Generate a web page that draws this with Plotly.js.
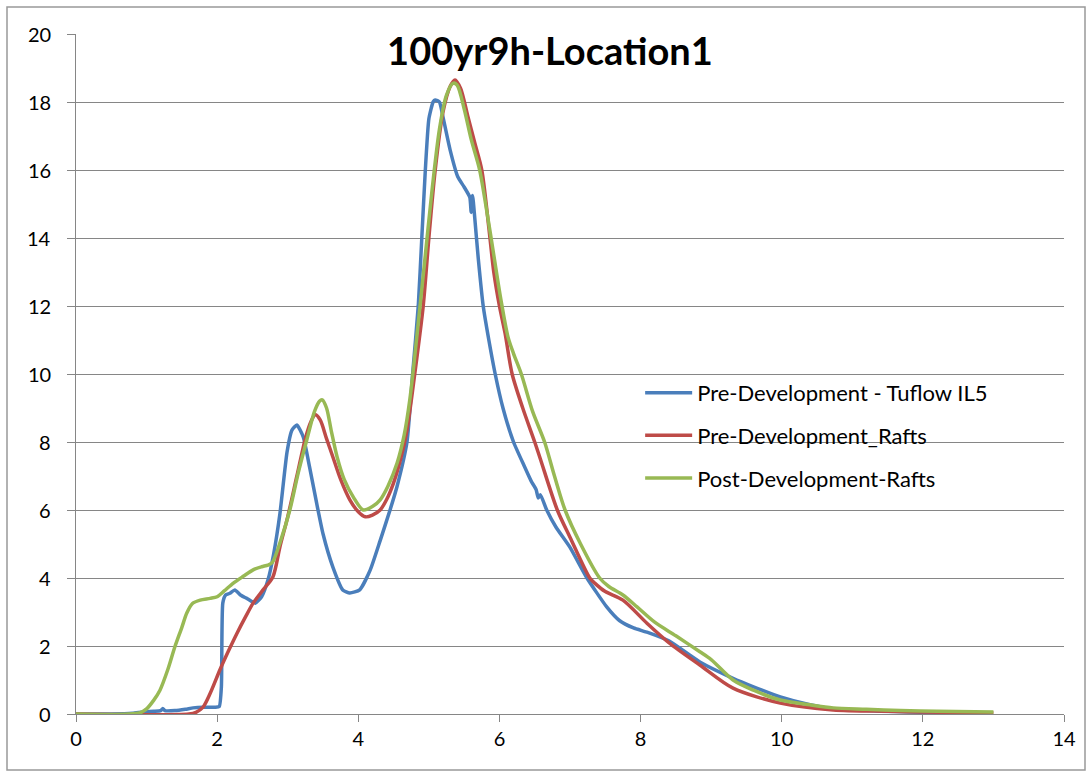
<!DOCTYPE html>
<html>
<head>
<meta charset="utf-8">
<script src="https://cdn.plot.ly/plotly-3.0.1.min.js"></script>
<style>
html,body{margin:0;padding:0;background:#fff;}
#chart{width:1089px;height:774px;}
</style>
</head>
<body>
<div id="chart"></div>
<script>
const chartTitle = "100yr9h-Location1";
const seriesNames = ["Pre-Development - Tuflow IL5", "Pre-Development_Rafts", "Post-Development-Rafts"];
const xTicks = [0, 2, 4, 6, 8, 10, 12, 14];
const yTicks = [0, 2, 4, 6, 8, 10, 12, 14, 16, 18, 20];

const tuflowX = [0, 0.5, 0.8, 0.95, 1.1, 1.2, 1.23, 1.26, 1.4, 1.55, 1.66, 1.8, 1.97, 2.03, 2.06, 2.08, 2.12, 2.18, 2.25, 2.33, 2.42, 2.54, 2.63, 2.72, 2.8, 2.89, 2.99, 3.06, 3.13, 3.22, 3.31, 3.41, 3.5, 3.64, 3.78, 3.88, 4.02, 4.17, 4.31, 4.45, 4.55, 4.69, 4.77, 4.85, 4.9, 4.95, 5.0, 5.06, 5.09, 5.15, 5.2, 5.3, 5.41, 5.5, 5.58, 5.6, 5.62, 5.65, 5.7, 5.77, 5.85, 5.94, 6.05, 6.2, 6.35, 6.45, 6.52, 6.55, 6.58, 6.67, 6.8, 7.0, 7.24, 7.52, 7.7, 7.9, 8.1, 8.4, 8.84, 9.31, 9.6, 9.98, 10.4, 10.73, 11.2, 11.6, 12.0, 12.5];
const tuflowY = [0, 0, 0.02, 0.06, 0.08, 0.1, 0.16, 0.1, 0.1, 0.14, 0.18, 0.2, 0.2, 0.22, 0.8, 3.26, 3.5, 3.55, 3.65, 3.5, 3.4, 3.26, 3.45, 3.94, 4.7, 5.9, 7.7, 8.35, 8.5, 8.15, 7.26, 6.2, 5.3, 4.32, 3.65, 3.56, 3.65, 4.24, 5.1, 6.0, 6.7, 8.0, 10.0, 12.0, 14.0, 16.0, 17.5, 18.0, 18.06, 18.0, 17.56, 16.6, 15.8, 15.5, 15.2, 14.75, 15.25, 14.6, 13.4, 12.0, 11.0, 10.0, 9.0, 8.0, 7.3, 6.85, 6.6, 6.35, 6.45, 6.0, 5.5, 4.9, 4.0, 3.15, 2.75, 2.53, 2.4, 2.15, 1.53, 1.05, 0.8, 0.5, 0.27, 0.15, 0.1, 0.07, 0.05, 0.03];

const preRaftsX = [0, 1.6, 1.7, 1.8, 1.9, 2.04, 2.16, 2.28, 2.4, 2.51, 2.65, 2.79, 2.89, 3.0, 3.13, 3.25, 3.33, 3.39, 3.46, 3.55, 3.64, 3.75, 3.88, 4.0, 4.1, 4.2, 4.31, 4.4, 4.5, 4.6, 4.69, 4.8, 4.92, 5.0, 5.09, 5.2, 5.3, 5.37, 5.45, 5.55, 5.65, 5.75, 5.85, 5.92, 6.0, 6.08, 6.18, 6.33, 6.5, 6.58, 6.82, 7.0, 7.28, 7.35, 7.5, 7.75, 8.09, 8.4, 8.84, 9.31, 9.98, 10.73, 11.5, 12.0, 13.0];
const preRaftsY = [0, 0, 0.05, 0.2, 0.6, 1.3, 1.85, 2.37, 2.85, 3.26, 3.65, 4.03, 4.92, 5.8, 7.0, 8.1, 8.6, 8.8, 8.65, 8.1, 7.56, 6.9, 6.3, 5.95, 5.8, 5.85, 6.0, 6.3, 6.8, 7.5, 8.35, 10.0, 12.0, 14.0, 16.0, 17.7, 18.45, 18.65, 18.4, 17.6, 16.8, 16.0, 14.3, 13.0, 12.0, 11.2, 10.0, 9.0, 8.0, 7.5, 6.0, 5.2, 4.0, 3.85, 3.6, 3.35, 2.67, 2.1, 1.44, 0.76, 0.32, 0.12, 0.08, 0.06, 0.03];

const postRaftsX = [0, 0.9, 1.0, 1.1, 1.19, 1.3, 1.4, 1.5, 1.57, 1.65, 1.76, 1.9, 2.0, 2.1, 2.23, 2.37, 2.51, 2.63, 2.72, 2.78, 2.9, 3.03, 3.15, 3.27, 3.38, 3.45, 3.49, 3.55, 3.62, 3.7, 3.8, 3.93, 4.07, 4.2, 4.31, 4.42, 4.55, 4.65, 4.73, 4.85, 4.95, 5.05, 5.15, 5.25, 5.34, 5.4, 5.5, 5.6, 5.72, 5.82, 5.92, 6.02, 6.12, 6.2, 6.31, 6.47, 6.64, 6.78, 6.93, 7.15, 7.42, 7.55, 7.75, 7.95, 8.2, 8.5, 8.84, 9.0, 9.31, 9.6, 9.98, 10.4, 10.73, 11.2, 11.68, 12.2, 13.0];
const postRaftsY = [0, 0.03, 0.15, 0.4, 0.7, 1.3, 1.97, 2.55, 2.97, 3.25, 3.35, 3.4, 3.45, 3.62, 3.85, 4.05, 4.24, 4.33, 4.38, 4.45, 5.1, 6.0, 7.1, 8.06, 8.9, 9.2, 9.24, 9.0, 8.3, 7.56, 6.9, 6.38, 6.0, 6.1, 6.3, 6.7, 7.38, 8.2, 9.24, 11.5, 13.5, 15.5, 17.2, 18.2, 18.55, 18.5, 17.8, 16.9, 16.0, 14.8, 13.5, 12.2, 11.1, 10.6, 10.0, 8.9, 8.0, 7.0, 6.0, 5.0, 4.0, 3.75, 3.5, 3.15, 2.7, 2.3, 1.83, 1.6, 1.0, 0.7, 0.41, 0.27, 0.18, 0.14, 0.1, 0.08, 0.06];

const colors = ["#4A7EBB", "#BE4B48", "#98B954"];
const fontFamily = "Lato, 'Open Sans', sans-serif";

const traces = [
  {x: tuflowX, y: tuflowY, name: seriesNames[0], legendgroup: "a", type: "scatter", mode: "lines",
   line: {color: colors[0], width: 3.5, shape: "spline", smoothing: 0.5}},
  {x: preRaftsX, y: preRaftsY, name: seriesNames[1], legendgroup: "b", type: "scatter", mode: "lines",
   line: {color: colors[1], width: 3.5, shape: "spline", smoothing: 0.8}},
  {x: postRaftsX, y: postRaftsY, name: seriesNames[2], legendgroup: "c", type: "scatter", mode: "lines",
   line: {color: colors[2], width: 3.5, shape: "spline", smoothing: 0.8}}
];

const yLabelAnnotations = yTicks.map(v => ({
  text: String(v), xref: "paper", yref: "y", x: -0.023, y: v, xanchor: "right", yanchor: "middle",
  showarrow: false, font: {family: fontFamily, size: 20, color: "#000"}
}));

const layout = {
  width: 1089, height: 774,
  margin: {l: 76, r: 25, t: 34, b: 60},
  paper_bgcolor: "#ffffff", plot_bgcolor: "#ffffff",
  font: {family: fontFamily, size: 20, color: "#000"},
  title: {text: "<b>" + chartTitle + "</b>", font: {family: fontFamily, size: 38, color: "#000"},
          x: 0.505, xref: "container", xanchor: "center", y: 0.933, yref: "container", yanchor: "middle"},
  showlegend: true,
  legend: {x: 0.571, y: 0.503, xanchor: "left", yanchor: "top", bgcolor: "rgba(0,0,0,0)",
           font: {family: fontFamily, size: 22, color: "#000"}, tracegroupgap: 11, traceorder: "grouped", itemwidth: 47},
  xaxis: {range: [0, 14], tickvals: xTicks, ticktext: xTicks.map(String), showgrid: false, zeroline: false,
          showline: true, linecolor: "#868686", linewidth: 1, ticks: "outside", ticklen: 7, tickcolor: "#868686",
          tickfont: {family: fontFamily, size: 20, color: "#000"}, fixedrange: true},
  yaxis: {range: [0, 20], tickvals: yTicks, showticklabels: false, showgrid: true, gridcolor: "#868686", gridwidth: 1,
          zeroline: false, showline: true, linecolor: "#868686", linewidth: 1, ticks: "outside", ticklen: 8, tickcolor: "#868686",
          fixedrange: true},
  annotations: yLabelAnnotations,
  shapes: [{type: "rect", xref: "paper", yref: "paper",
            x0: (7 - 76) / 988, x1: (1085 - 76) / 988, y0: (714 - 770) / 680, y1: (714 - 7) / 680,
            line: {color: "#999999", width: 1.5}, fillcolor: "rgba(0,0,0,0)", layer: "below"}]
};

Plotly.newPlot("chart", traces, layout, {displayModeBar: false, staticPlot: true});
</script>
</body>
</html>
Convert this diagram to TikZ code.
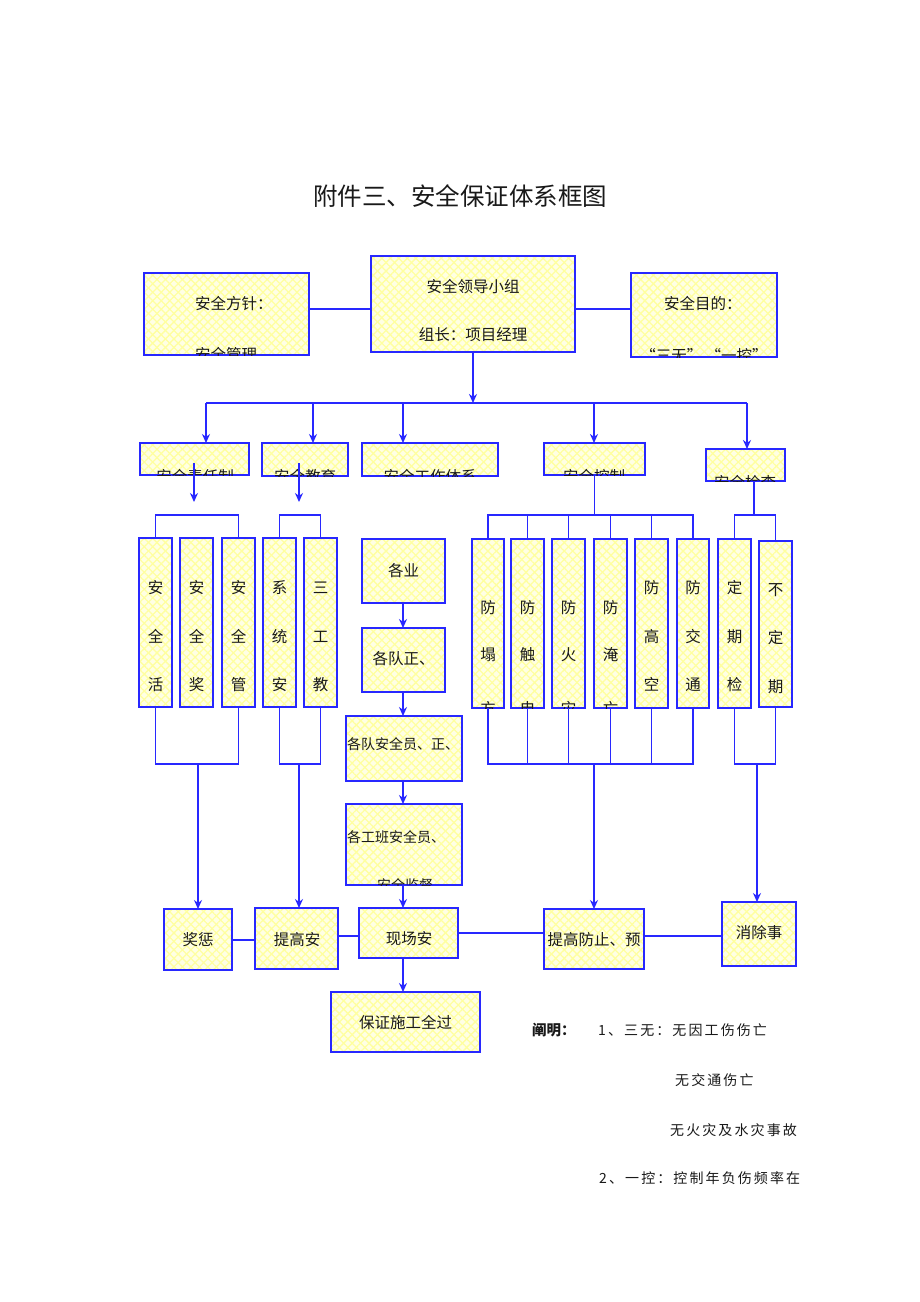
\documentclass[tikz,border=0pt]{standalone}
\usepackage{fontspec}
\setmainfont{Noto Sans CJK SC}
\usetikzlibrary{arrows.meta,patterns.meta}
\definecolor{bblue}{RGB}{40,40,255}
\definecolor{pale}{RGB}{255,255,228}
\definecolor{hatch}{RGB}{255,255,160}
\definecolor{ink}{RGB}{25,25,25}
\tikzset{
 box/.style={draw=bblue, line width=1.8pt, inner sep=0pt, outer sep=0pt,
   preaction={fill=pale},
   preaction={pattern={Lines[angle=45,distance=6pt,line width=1.3pt]},pattern color=hatch},
   preaction={pattern={Lines[angle=-45,distance=6pt,line width=1.3pt]},pattern color=hatch}},
 conn/.style={draw=bblue, line width=1.9pt},
 arr/.style={conn, -{Stealth[length=9pt,width=8pt]}},
 txt/.style={inner sep=0pt, text=ink, font=\fontsize{15.5}{18}\selectfont, text height=13.6pt, text depth=1.9pt},
 small/.style={font=\fontsize{14}{17}\selectfont, text height=12.3pt, text depth=1.7pt},
 note/.style={inner sep=0pt, text=ink, anchor=west, font=\fontsize{14}{17}\selectfont\addfontfeature{LetterSpace=15}, text height=12.3pt, text depth=1.7pt},
}
\newcommand\bx[5]{%
  \pgfmathsetmacro\bxw{#4-#2}\pgfmathsetmacro\bxh{#5-#3}%
  \pgfmathsetmacro\bxx{(#2+#4)/2}\pgfmathsetmacro\bxy{(#3+#5)/2}%
  \node[box,minimum width=\bxw pt,minimum height=\bxh pt] (#1) at (\bxx,\bxy) {};}
\newcommand\cl[4][]{%
  \begin{scope}\clip (#2.south west) rectangle (#2.north east);
  \node[txt,#1] (#3) #4;\end{scope}}
\newcommand\vc[7]{%
  \begin{scope}\clip (#1.south west) rectangle (#1.north east);
  \node[txt] (#1-a) at (#1.center |- 0,#5) {#2};
  \node[txt] (#1-b) at (#1.center |- 0,#6) {#3};
  \node[txt] (#1-c) at (#1.center |- 0,#7) {#4};\end{scope}}
\begin{document}
\begin{tikzpicture}[x=1pt,y=-1pt]
\fill[white] (0,0) rectangle (920,1302);
\useasboundingbox (0,0) rectangle (920,1302);

\node[txt,font=\fontsize{24.5}{28}\selectfont,text height=21.6pt,text depth=2.9pt] (title) at (460,196) {附件三、安全保证体系框图};

% top row
\bx{fz}{144}{273}{309}{355}
\bx{ld}{371}{256}{575}{352}
\bx{md}{631}{273}{777}{357}
\cl[anchor=west]{fz}{fz-t1}{at (195,304) {安全方针：}}
\cl[anchor=west]{fz}{fz-t2}{at (195,355) {安全管理}}
\cl{ld}{ld-t1}{at (473,287) {安全领导小组}}
\cl{ld}{ld-t2}{at (473,335) {组长：项目经理}}
\cl[anchor=west]{md}{md-t1}{at (664,304) {安全目的：}}
\cl{md}{md-t2}{at (704,356) {“三无” “一控”}}
\draw[conn] (fz.east |- 0,309) -- (ld.west |- 0,309);
\draw[conn] (ld.east |- 0,309) -- (md.west |- 0,309);

% distribution
\coordinate (hub) at (473,403);
\coordinate (h1) at (206,403);
\coordinate (h2) at (313,403);
\coordinate (h3) at (403,403);
\coordinate (h4) at (594,403);
\coordinate (h5) at (747,403);
\draw[arr] (ld.south -| hub) -- (hub);
\draw[conn] (h1) -- (h5);

% second row
\bx{zr}{140}{443}{249}{475}
\bx{jy}{262}{443}{348}{476}
\bx{gz}{362}{443}{498}{476}
\bx{kz}{544}{443}{645}{475}
\bx{jc}{706}{449}{785}{481}
\cl{zr}{zr-t}{at (195,477) {安全责任制}}
\cl{jy}{jy-t}{at (305,477) {安全教育}}
\cl{gz}{gz-t}{at (430,477) {安全工作体系}}
\cl{kz}{kz-t}{at (594,477) {安全控制}}
\cl{jc}{jc-t}{at (745,483) {安全检查}}
\draw[arr] (h1) -- (h1 |- zr.north);
\draw[arr] (h2) -- (h2 |- jy.north);
\draw[arr] (h3) -- (h3 |- gz.north);
\draw[arr] (h4) -- (h4 |- kz.north);
\draw[arr] (h5) -- (h5 |- jc.north);

% vertical boxes
\bx{v1}{139}{538}{172}{707}
\bx{v2}{180}{538}{213}{707}
\bx{v3}{222}{538}{255}{707}
\bx{v4}{263}{538}{296}{707}
\bx{v5}{304}{538}{337}{707}
\bx{f1}{472}{539}{504}{708}
\bx{f2}{511}{539}{544}{708}
\bx{f3}{552}{539}{585}{708}
\bx{f4}{594}{539}{627}{708}
\bx{f5}{635}{539}{668}{708}
\bx{f6}{677}{539}{709}{708}
\bx{d1}{718}{539}{751}{708}
\bx{d2}{759}{541}{792}{707}
\vc{v1}{安}{全}{活}{588}{637}{685}
\vc{v2}{安}{全}{奖}{588}{637}{685}
\vc{v3}{安}{全}{管}{588}{637}{685}
\vc{v4}{系}{统}{安}{588}{637}{685}
\vc{v5}{三}{工}{教}{588}{637}{685}
\vc{f1}{防}{塌}{方}{608}{655}{709}
\vc{f2}{防}{触}{电}{608}{655}{709}
\vc{f3}{防}{火}{灾}{608}{655}{709}
\vc{f4}{防}{淹}{亡}{608}{655}{709}
\vc{f5}{防}{高}{空}{588}{637}{685}
\vc{f6}{防}{交}{通}{588}{637}{685}
\vc{d1}{定}{期}{检}{588}{637}{685}
\vc{d2}{不}{定}{期}{590}{638}{687}

% arrows from second row
\coordinate (a1s) at (194,463);
\coordinate (a1e) at (194,502);
\coordinate (a2s) at (299,463);
\coordinate (a2e) at (299,502);
\draw[arr] (a1s) -- (a1e);
\draw[arr] (a2s) -- (a2e);
\draw[conn] (kz.south) -- (kz.south |- 0,515);
\draw[conn] (754,481) -- (754,515);

% top brackets
\draw[conn] (v1.north) -- (v1.north |- 0,515) -| (v3.north);
\draw[conn] (v4.north) -- (v4.north |- 0,515) -| (v5.north);
\draw[conn] (f1.north) -- (f1.north |- 0,515) -| (f6.north);
\foreach \n in {f2,f3,f4,f5} \draw[conn] (\n.north) -- (\n.north |- 0,515);
\draw[conn] (d1.north) -- (d1.north |- 0,515) -| (d2.north);

% bottom brackets
\draw[conn] (v1.south) -- (v1.south |- 0,764) -| (v3.south);
\draw[conn] (v4.south) -- (v4.south |- 0,764) -| (v5.south);
\draw[conn] (f1.south) -- (f1.south |- 0,764) -| (f6.south);
\foreach \n in {f2,f3,f4,f5} \draw[conn] (\n.south) -- (\n.south |- 0,764);
\draw[conn] (d1.south) -- (d1.south |- 0,764) -| (d2.south);
\coordinate (m1) at (198,764);
\coordinate (m2) at (299,764);
\coordinate (m3) at (594,764);
\coordinate (m4) at (757,764);

% middle column
\bx{gy}{362}{539}{445}{603}
\bx{gd}{362}{628}{445}{692}
\bx{gda}{346}{716}{462}{781}
\bx{gbz}{346}{804}{462}{885}
\cl{gy}{gy-t}{at (403.5,571) {各业}}
\cl{gd}{gd-t}{at (403.5,659) {各队正、}}
\cl[anchor=west,small]{gda}{gda-t}{at (347,744) {各队安全员、正、}}
\cl[anchor=west,small]{gbz}{gbz-t1}{at (347,837) {各工班安全员、}}
\cl[small]{gbz}{gbz-t2}{at (405,885) {安全监督}}
\draw[arr] (h3 |- gy.south) -- (h3 |- gd.north);
\draw[arr] (h3 |- gd.south) -- (h3 |- gda.north);
\draw[arr] (h3 |- gda.south) -- (h3 |- gbz.north);

% bottom row
\bx{jch}{164}{909}{232}{970}
\bx{tga}{255}{908}{338}{969}
\bx{xca}{359}{908}{458}{958}
\bx{tgf}{544}{909}{644}{969}
\bx{xc}{722}{902}{796}{966}
\bx{bz}{331}{992}{480}{1052}
\cl{jch}{jch-t}{at (198,940) {奖惩}}
\cl{tga}{tga-t}{at (297,940) {提高安}}
\cl{xca}{xca-t}{at (409,939) {现场安}}
\cl{tgf}{tgf-t}{at (594,940) {提高防止、预}}
\cl{xc}{xc-t}{at (759,933) {消除事}}
\cl{bz}{bz-t}{at (405.5,1023) {保证施工全过}}
\draw[arr] (m1) -- (m1 |- jch.north);
\draw[arr] (m2) -- (m2 |- tga.north);
\draw[arr] (m3) -- (m3 |- tgf.north);
\draw[arr] (m4) -- (m4 |- xc.north);
\draw[arr] (h3 |- gbz.south) -- (h3 |- xca.north);
\draw[arr] (h3 |- xca.south) -- (h3 |- bz.north);
\draw[conn] (jch.east |- 0,940) -- (tga.west |- 0,940);
\draw[conn] (tga.east |- 0,936) -- (xca.west |- 0,936);
\draw[conn] (xca.east |- 0,933) -- (tgf.west |- 0,933);
\draw[conn] (tgf.east |- 0,936) -- (xc.west |- 0,936);

% notes
\node[txt,anchor=west,font=\fontsize{14.5}{17}\selectfont\bfseries,text height=12.8pt,text depth=1.7pt] (n0) at (532,1030) {阐明：};
\node[note] (n1) at (598,1030) {1、三无：无因工伤伤亡};
\node[note] (n2) at (675,1080) {无交通伤亡};
\node[note] (n3) at (670,1130) {无火灾及水灾事故};
\node[note] (n4) at (599,1178) {2、一控：控制年负伤频率在};
\end{tikzpicture}
\end{document}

· · ·

## Problem
Collect the lines of the records that include the string "this".

## Task result
Generate a web page that draws this with Plotly.js.
Convert this diagram to TikZ code.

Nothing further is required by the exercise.